Table of Contents

Class TiedLoRAAdapter<T>

Namespace
AiDotNet.LoRA.Adapters
Assembly
AiDotNet.dll

Tied-LoRA adapter - LoRA with weight tying for extreme parameter efficiency across deep networks.

public class TiedLoRAAdapter<T> : LoRAAdapterBase<T>, IDisposable, ILoRAAdapter<T>, ILayer<T>, IJitCompilable<T>, IDiagnosticsProvider, IWeightLoadable<T>

Type Parameters

T

The numeric type used for calculations, typically float or double.

Inheritance
TiedLoRAAdapter<T>
Implements
Inherited Members

Remarks

Tied-LoRA achieves even greater parameter efficiency than standard LoRA by: - Sharing the same LoRA matrices (A and B) across multiple layers - Training only layer-specific scaling factors - Particularly effective for very deep networks with many similar layers

The forward computation is: output = base_layer(input) + layerScaling * (B_shared * A_shared * input) where layerScaling is a trainable scalar unique to each layer, and A and B are shared trainable matrices.

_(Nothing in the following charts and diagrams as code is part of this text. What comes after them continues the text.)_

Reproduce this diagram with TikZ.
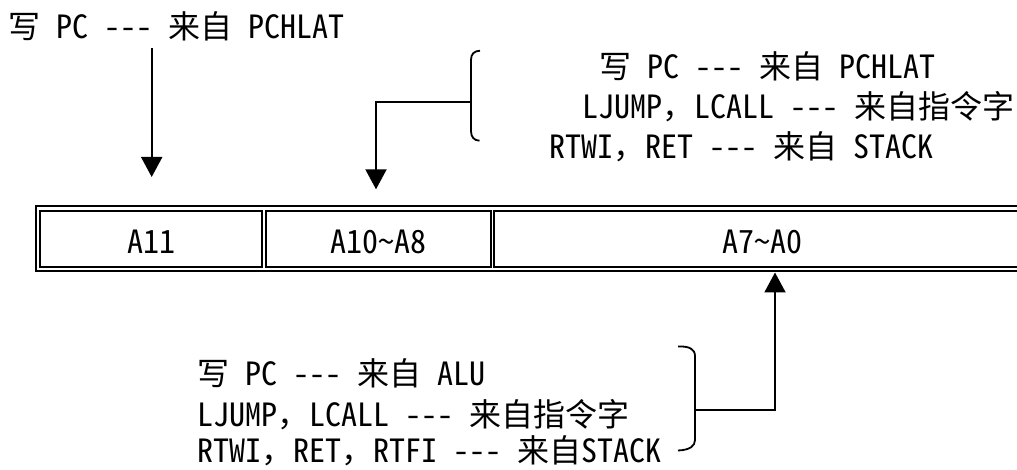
\documentclass[tikz,border=0pt]{standalone}
\usepackage{fontspec}
\usetikzlibrary{arrows.meta}
\IfFontExistsTF{Noto Sans Mono CJK SC}{%
  \setmainfont{Noto Sans Mono CJK SC}%
  \newfontfamily\cjkf{Noto Sans Mono CJK SC}%
}{%
  \setmainfont{DejaVu Sans Mono}[FakeStretch=0.83]%
  \newfontfamily\cjkf{Noto Sans CJK SC}%
}
\newcommand\C[1]{{\cjkf #1}}
\newcommand\dsh{\hbox{-}\hbox{-}\hbox{-}}
\begin{document}
\begin{tikzpicture}[x=1pt,y=-1pt,
  every node/.style={font=\fontsize{32}{38}\selectfont, inner sep=0pt, outer sep=0pt},
  lbl/.style={anchor=base west},
  celllbl/.style={anchor=base},
  cellbox/.style={draw, line width=2pt, minimum height=56pt, anchor=north west},
  regbox/.style={draw, line width=2pt, minimum height=65pt, anchor=north west},
  conn/.style={line width=2pt},
  arr/.style={conn, -{Triangle[length=20pt,width=21pt]}},
  bracepath/.style={line width=1.8pt}]
\clip (0,0) rectangle (1017,470);
% register
\node[regbox, minimum width=1050pt] (reg) at (36,206.3) {};
\node[cellbox, minimum width=221.7pt] (c1) at (40.3,211) {};
\node[cellbox, minimum width=225.3pt] (c2) at (265.7,211) {};
\node[cellbox, minimum width=560pt] (c3) at (494.3,211) {};
\node[celllbl] (l1) at (151.7,253.3) {A11};
\node[celllbl] (l2) at (378,253.3) {A10\textasciitilde A8};
\node[celllbl] (l3) at (762,253.3) {A7\textasciitilde A0};
% texts
\node[lbl] (t1) at (9,38.3) {\C{写} PC \dsh{} \C{来自} PCHLAT};
\node[lbl] (t2a) at (599,78.3) {\C{写} PC \dsh{} \C{来自} PCHLAT};
\node[lbl] (t2b) at (582,118.3) {LJUMP\C{，}LCALL \dsh{} \C{来自指令字}};
\node[lbl] (t2c) at (549,158.3) {RTWI\C{，}RET \dsh{} \C{来自} STACK};
\node[lbl] (t3a) at (197,385) {\C{写} PC \dsh{} \C{来自} ALU};
\node[lbl] (t3b) at (197,426) {LJUMP\C{，}LCALL \dsh{} \C{来自指令字}};
\node[lbl] (t3c) at (197.5,462.7) {RTWI\C{，}RET\C{，}RTFI \dsh{} \C{来自}STACK};
% braces
\draw[bracepath] (480,50.7) .. controls (474,51) and (471,54) .. (471,60) -- (471,131) .. controls (471,137) and (474,140.5) .. (479.5,140.7);
\draw[bracepath] (678,346.5) .. controls (689,346) and (695,349) .. (695,356) -- (695,440) .. controls (695,446) and (690,450) .. (678,450.5);
% connectors
\coordinate (a1s) at (151.7,48);
\coordinate (a1e) at (151.7,177);
\coordinate (b1m) at (471,102);
\coordinate (a2e) at (376,189.3);
\coordinate (b2m) at (695,410);
\coordinate (a3e) at (775,272.5);
\draw[arr] (a1s) -- (a1e);
\draw[arr] (b1m) -| (a2e);
\draw[arr] (b2m) -| (a3e);
\end{tikzpicture}
\end{document}
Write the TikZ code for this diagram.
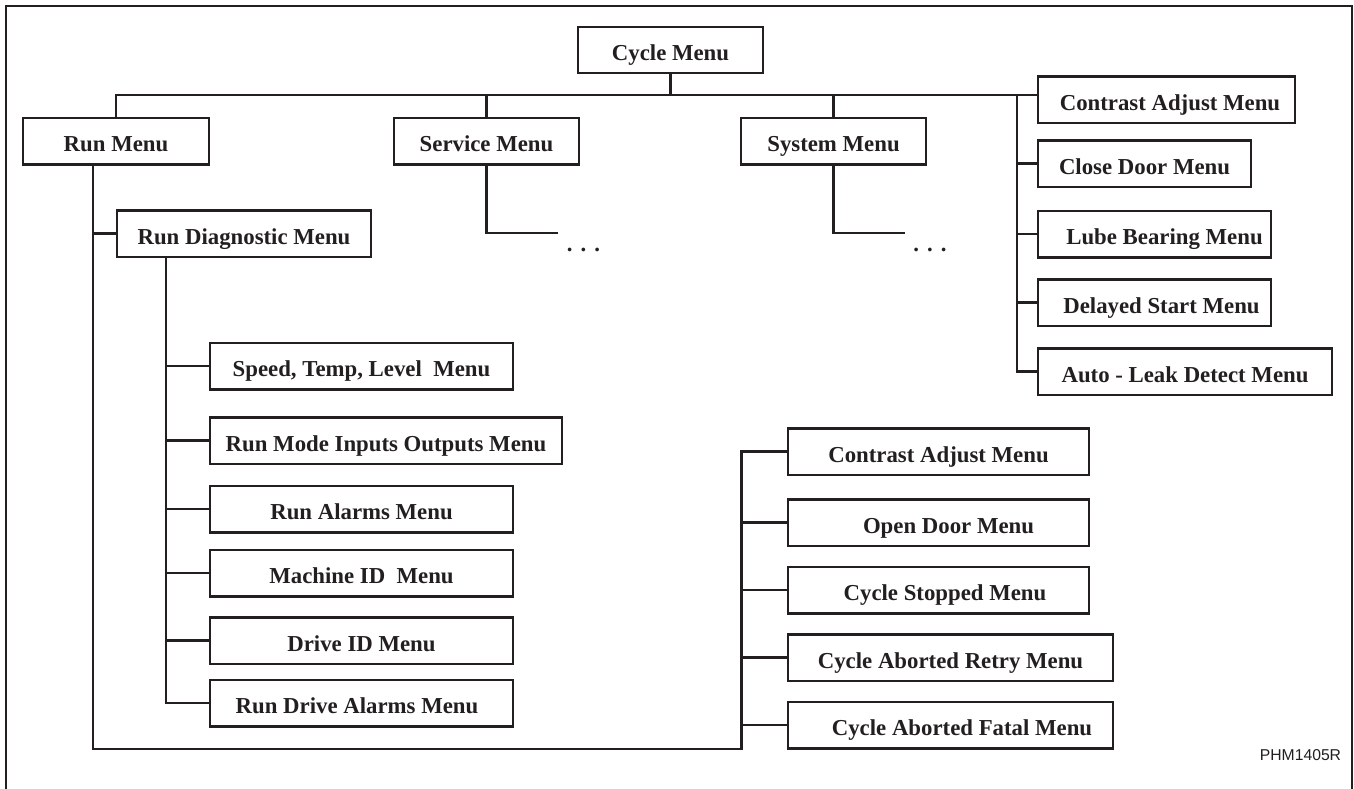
\documentclass[tikz,border=0pt]{standalone}
\usepackage{fontspec}
\setmainfont{Liberation Serif}
\newfontfamily\labelsans{Liberation Sans}
\definecolor{ink}{RGB}{35,31,32}
\begin{document}
\begin{tikzpicture}[x=1pt,y=-1pt,
  mbox/.style={draw=ink, line width=2.5pt, rectangle, inner sep=0pt,
    minimum height=46.5pt, text=ink, text height=22pt, text depth=1pt,
    font=\fontsize{22.8}{27}\selectfont\bfseries},
  conn/.style={draw=ink, line width=2.4pt},
  dots/.style={inner sep=0pt, text=ink, font=\fontsize{22.8}{27}\selectfont\bfseries},
  tag/.style={inner sep=0pt, text=ink, font=\fontsize{15.7}{18}\selectfont\labelsans}]
\useasboundingbox (0,0) rectangle (1354,788);
% frame (open at the bottom)
\draw[ink, line width=2pt] (6,790) -- (6,6) -- (1352,6) -- (1352,790);

% top level
\node[mbox, minimum width=185pt, minimum height=46pt] (cyc) at (670.5,50) {Cycle Menu};
\node[mbox, minimum width=186pt] (run) at (116,141) {Run Menu};
\node[mbox, minimum width=185pt] (serv) at (486.5,141) {Service Menu};
\node[mbox, minimum width=185pt] (sys) at (833.5,141) {System Menu};

% right column
\node[mbox, minimum width=257pt] (caA) at (1166.5,99.5) {\kern7pt Contrast Adjust Menu};
\node[mbox, minimum width=213pt] (close) at (1144.5,163.5) {Close Door Menu};
\node[mbox, minimum width=233pt] (lube) at (1154.5,234) {\kern20pt Lube Bearing Menu};
\node[mbox, minimum width=233pt] (delay) at (1154.5,302.5) {\kern14pt Delayed Start Menu};
\node[mbox, minimum width=294pt] (leak) at (1185,371.5) {Auto - Leak Detect Menu};

% run branch
\node[mbox, minimum width=254pt] (rdiag) at (244,233.5) {Run Diagnostic Menu};
\node[mbox, minimum width=303pt] (speed) at (361.5,366) {Speed, Temp, Level\ \ Menu};
\node[mbox, minimum width=352pt] (rmode) at (386,440.5) {Run Mode Inputs Outputs Menu};
\node[mbox, minimum width=303pt] (ralarm) at (361.5,509) {Run Alarms Menu};
\node[mbox, minimum width=303pt] (mach) at (361.5,573) {Machine ID\ \ Menu};
\node[mbox, minimum width=303pt] (drv) at (361.5,640.5) {Drive ID Menu};
\node[mbox, minimum width=303pt] (rdrv) at (361.5,703) {Run Drive Alarms Menu\kern9pt};

% cycle group
\node[mbox, minimum width=301pt] (caB) at (938.5,451.5) {Contrast Adjust Menu};
\node[mbox, minimum width=301pt] (open) at (938.5,522.5) {\kern20pt Open Door Menu};
\node[mbox, minimum width=301pt] (stop) at (938.5,590) {\kern13pt Cycle Stopped Menu};
\node[mbox, minimum width=325pt] (retry) at (950.5,657.5) {Cycle Aborted Retry Menu};
\node[mbox, minimum width=325pt] (fatal) at (950.5,725) {\kern23pt Cycle Aborted Fatal Menu};

% dots
\node[dots] (sdots) at (583.5,250) {.\kern8pt.\kern8pt.};
\node[dots] (ydots) at (930,250) {.\kern8pt.\kern8pt.};

% tag
\node[tag] (tagnode) at (1300.5,755) {PHM1405R};

% helper coordinates
\coordinate (bus) at (670.5,95);
\coordinate (rtop) at (1017,95);
\coordinate (rvx) at (93,0);
\coordinate (dvx) at (166,0);
\coordinate (cstem) at (741.5,749);
\coordinate (send) at (558,233);
\coordinate (yend) at (905,233);

% connectors
\draw[conn] (cyc.south) -- (bus);
\draw[conn] (run.north) |- (caA.west |- bus);
\draw[conn] (serv.north) -- (serv.north |- bus);
\draw[conn] (sys.north) -- (sys.north |- bus);
\draw[conn] (rtop) |- (leak.west);
\draw[conn] (rtop |- close.west) -- (close.west);
\draw[conn] (rtop |- lube.west) -- (lube.west);
\draw[conn] (rtop |- delay.west) -- (delay.west);

\draw[conn] (serv.south) |- (send);
\draw[conn] (sys.south) |- (yend);

\draw[conn] (run.south -| rvx) |- (cstem) |- (caB.west);
\draw[conn] (rvx |- rdiag.west) -- (rdiag.west);
\draw[conn] (cstem |- open.west) -- (open.west);
\draw[conn] (cstem |- stop.west) -- (stop.west);
\draw[conn] (cstem |- retry.west) -- (retry.west);
\draw[conn] (cstem |- fatal.west) -- (fatal.west);

\draw[conn] (rdiag.south -| dvx) |- (rdrv.west);
\draw[conn] (dvx |- speed.west) -- (speed.west);
\draw[conn] (dvx |- rmode.west) -- (rmode.west);
\draw[conn] (dvx |- ralarm.west) -- (ralarm.west);
\draw[conn] (dvx |- mach.west) -- (mach.west);
\draw[conn] (dvx |- drv.west) -- (drv.west);
\end{tikzpicture}
\end{document}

For Beginners: Tied-LoRA is an ultra-efficient variant of LoRA for deep networks.

Think of the difference this way:

  • Standard LoRA: Each layer has its own pair of small matrices (A and B) that are trained
  • VeRA: ALL layers share the same random matrices (A and B) which are frozen. Only tiny scaling vectors are trained per layer.
  • Tied-LoRA: ALL layers share the same matrices (A and B) which ARE trained. Only a single scaling factor is trained per layer.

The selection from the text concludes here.